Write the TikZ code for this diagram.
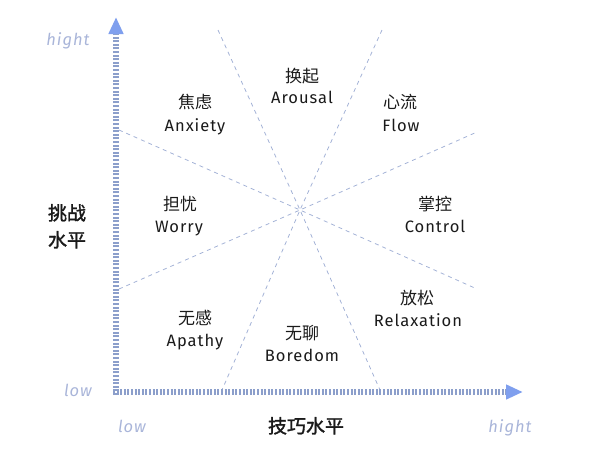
\documentclass[tikz,border=0pt]{standalone}
\usepackage{fontspec}
\setmainfont{Fira Sans}[LetterSpace=6]
\newfontfamily\cjk{Noto Sans CJK SC}
\newfontfamily\cjkmed{Noto Sans CJK SC}[FakeBold=1.6]
\usetikzlibrary{arrows.meta}
\definecolor{axiscol}{HTML}{8C9FCB}
\definecolor{tipcol}{HTML}{7F9FEE}
\definecolor{dashcol}{HTML}{A3B2D6}
\definecolor{lvlcol}{HTML}{A9B5D9}
\definecolor{txt}{HTML}{1A1A1A}
\begin{document}
\begin{tikzpicture}[x=1pt,y=-1pt,
  zh/.style={anchor=base,inner sep=0pt,text=txt,font=\cjk\fontsize{17}{20}\selectfont},
  en/.style={anchor=base,inner sep=0pt,text=txt,font=\fontsize{16.5}{20}\selectfont},
  ttl/.style={anchor=base,inner sep=0pt,text=txt,font=\cjkmed\fontsize{19}{22}\selectfont},
  lvl/.style={anchor=base,inner sep=0pt,text=lvlcol,font=\itshape\fontsize{16.5}{20}\selectfont},
  axis/.style={draw=axiscol,line width=6pt,dash pattern=on 2pt off 1.6pt,
     -{Triangle[width=14pt,length=17pt,color=tipcol,sep=0pt]}},
  zone/.style={draw=dashcol,line width=0.8pt,dash pattern=on 4pt off 4pt}]
\useasboundingbox (0,0) rectangle (600,448);
% zone boundaries
\coordinate (C) at (300,210);
\coordinate (t1) at (218,30);  \coordinate (b1) at (380,390);
\coordinate (t2) at (382,30);  \coordinate (b2) at (222,390);
\coordinate (l1) at (119,130); \coordinate (r1) at (477,289);
\coordinate (l2) at (119,289); \coordinate (r2) at (477,132);
\draw[zone] (t1) -- (C) -- (b1);
\draw[zone] (t2) -- (C) -- (b2);
\draw[zone] (l1) -- (C) -- (r1);
\draw[zone] (l2) -- (C) -- (r2);
% axes
\coordinate (O) at (116,392);
\coordinate (Ytip) at (116,17);
\coordinate (Xtip) at (523,392);
\draw[axis] (116,395) -- (Ytip);
\draw[axis] (113,392) -- (Xtip);
% zone labels
\node[zh] (anx-zh) at (195,108) {焦虑};
\node[en] (anx-en) at (195,131) {Anxiety};
\node[zh] (aro-zh) at (302,82) {换起};
\node[en] (aro-en) at (302,103) {Arousal};
\node[zh] (flo-zh) at (400,108) {心流};
\node[en] (flo-en) at (401,131) {Flow};
\node[zh] (wor-zh) at (180,210) {担忧};
\node[en] (wor-en) at (179,232) {Worry};
\node[zh] (con-zh) at (435,210) {掌控};
\node[en] (con-en) at (435,232) {Control};
\node[zh] (rel-zh) at (417,304) {放松};
\node[en] (rel-en) at (418,326) {Relaxation};
\node[zh] (apa-zh) at (195,324) {无感};
\node[en] (apa-en) at (195,346) {Apathy};
\node[zh] (bor-zh) at (302,339) {无聊};
\node[en] (bor-en) at (302,361) {Boredom};
% axis titles
\node[ttl] (ch1) at (67,220) {挑战};
\node[ttl] (ch2) at (67,247) {水平};
\node[ttl] (sk) at (306,433) {技巧水平};
% levels
\node[lvl] (yhi) at (68,45) {hight};
\node[lvl] (ylo) at (78,396) {low};
\node[lvl] (xlo) at (132,432) {low};
\node[lvl] (xhi) at (510,432) {hight};
\end{tikzpicture}
\end{document}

## Problem details
From the material above, reproduce everything verbatim except the pictures.

## Result of this task
Write the TikZ code for this diagram.
\documentclass[tikz,border=0pt]{standalone}
\usepackage{fontspec}
\setmainfont{Fira Sans}[LetterSpace=6]
\newfontfamily\cjk{Noto Sans CJK SC}
\newfontfamily\cjkmed{Noto Sans CJK SC}[FakeBold=1.6]
\usetikzlibrary{arrows.meta}
\definecolor{axiscol}{HTML}{8C9FCB}
\definecolor{tipcol}{HTML}{7F9FEE}
\definecolor{dashcol}{HTML}{A3B2D6}
\definecolor{lvlcol}{HTML}{A9B5D9}
\definecolor{txt}{HTML}{1A1A1A}
\begin{document}
\begin{tikzpicture}[x=1pt,y=-1pt,
  zh/.style={anchor=base,inner sep=0pt,text=txt,font=\cjk\fontsize{17}{20}\selectfont},
  en/.style={anchor=base,inner sep=0pt,text=txt,font=\fontsize{16.5}{20}\selectfont},
  ttl/.style={anchor=base,inner sep=0pt,text=txt,font=\cjkmed\fontsize{19}{22}\selectfont},
  lvl/.style={anchor=base,inner sep=0pt,text=lvlcol,font=\itshape\fontsize{16.5}{20}\selectfont},
  axis/.style={draw=axiscol,line width=6pt,dash pattern=on 2pt off 1.6pt,
     -{Triangle[width=14pt,length=17pt,color=tipcol,sep=0pt]}},
  zone/.style={draw=dashcol,line width=0.8pt,dash pattern=on 4pt off 4pt}]
\useasboundingbox (0,0) rectangle (600,448);
% zone boundaries
\coordinate (C) at (300,210);
\coordinate (t1) at (218,30);  \coordinate (b1) at (380,390);
\coordinate (t2) at (382,30);  \coordinate (b2) at (222,390);
\coordinate (l1) at (119,130); \coordinate (r1) at (477,289);
\coordinate (l2) at (119,289); \coordinate (r2) at (477,132);
\draw[zone] (t1) -- (C) -- (b1);
\draw[zone] (t2) -- (C) -- (b2);
\draw[zone] (l1) -- (C) -- (r1);
\draw[zone] (l2) -- (C) -- (r2);
% axes
\coordinate (O) at (116,392);
\coordinate (Ytip) at (116,17);
\coordinate (Xtip) at (523,392);
\draw[axis] (116,395) -- (Ytip);
\draw[axis] (113,392) -- (Xtip);
% zone labels
\node[zh] (anx-zh) at (195,108) {焦虑};
\node[en] (anx-en) at (195,131) {Anxiety};
\node[zh] (aro-zh) at (302,82) {换起};
\node[en] (aro-en) at (302,103) {Arousal};
\node[zh] (flo-zh) at (400,108) {心流};
\node[en] (flo-en) at (401,131) {Flow};
\node[zh] (wor-zh) at (180,210) {担忧};
\node[en] (wor-en) at (179,232) {Worry};
\node[zh] (con-zh) at (435,210) {掌控};
\node[en] (con-en) at (435,232) {Control};
\node[zh] (rel-zh) at (417,304) {放松};
\node[en] (rel-en) at (418,326) {Relaxation};
\node[zh] (apa-zh) at (195,324) {无感};
\node[en] (apa-en) at (195,346) {Apathy};
\node[zh] (bor-zh) at (302,339) {无聊};
\node[en] (bor-en) at (302,361) {Boredom};
% axis titles
\node[ttl] (ch1) at (67,220) {挑战};
\node[ttl] (ch2) at (67,247) {水平};
\node[ttl] (sk) at (306,433) {技巧水平};
% levels
\node[lvl] (yhi) at (68,45) {hight};
\node[lvl] (ylo) at (78,396) {low};
\node[lvl] (xlo) at (132,432) {low};
\node[lvl] (xhi) at (510,432) {hight};
\end{tikzpicture}
\end{document}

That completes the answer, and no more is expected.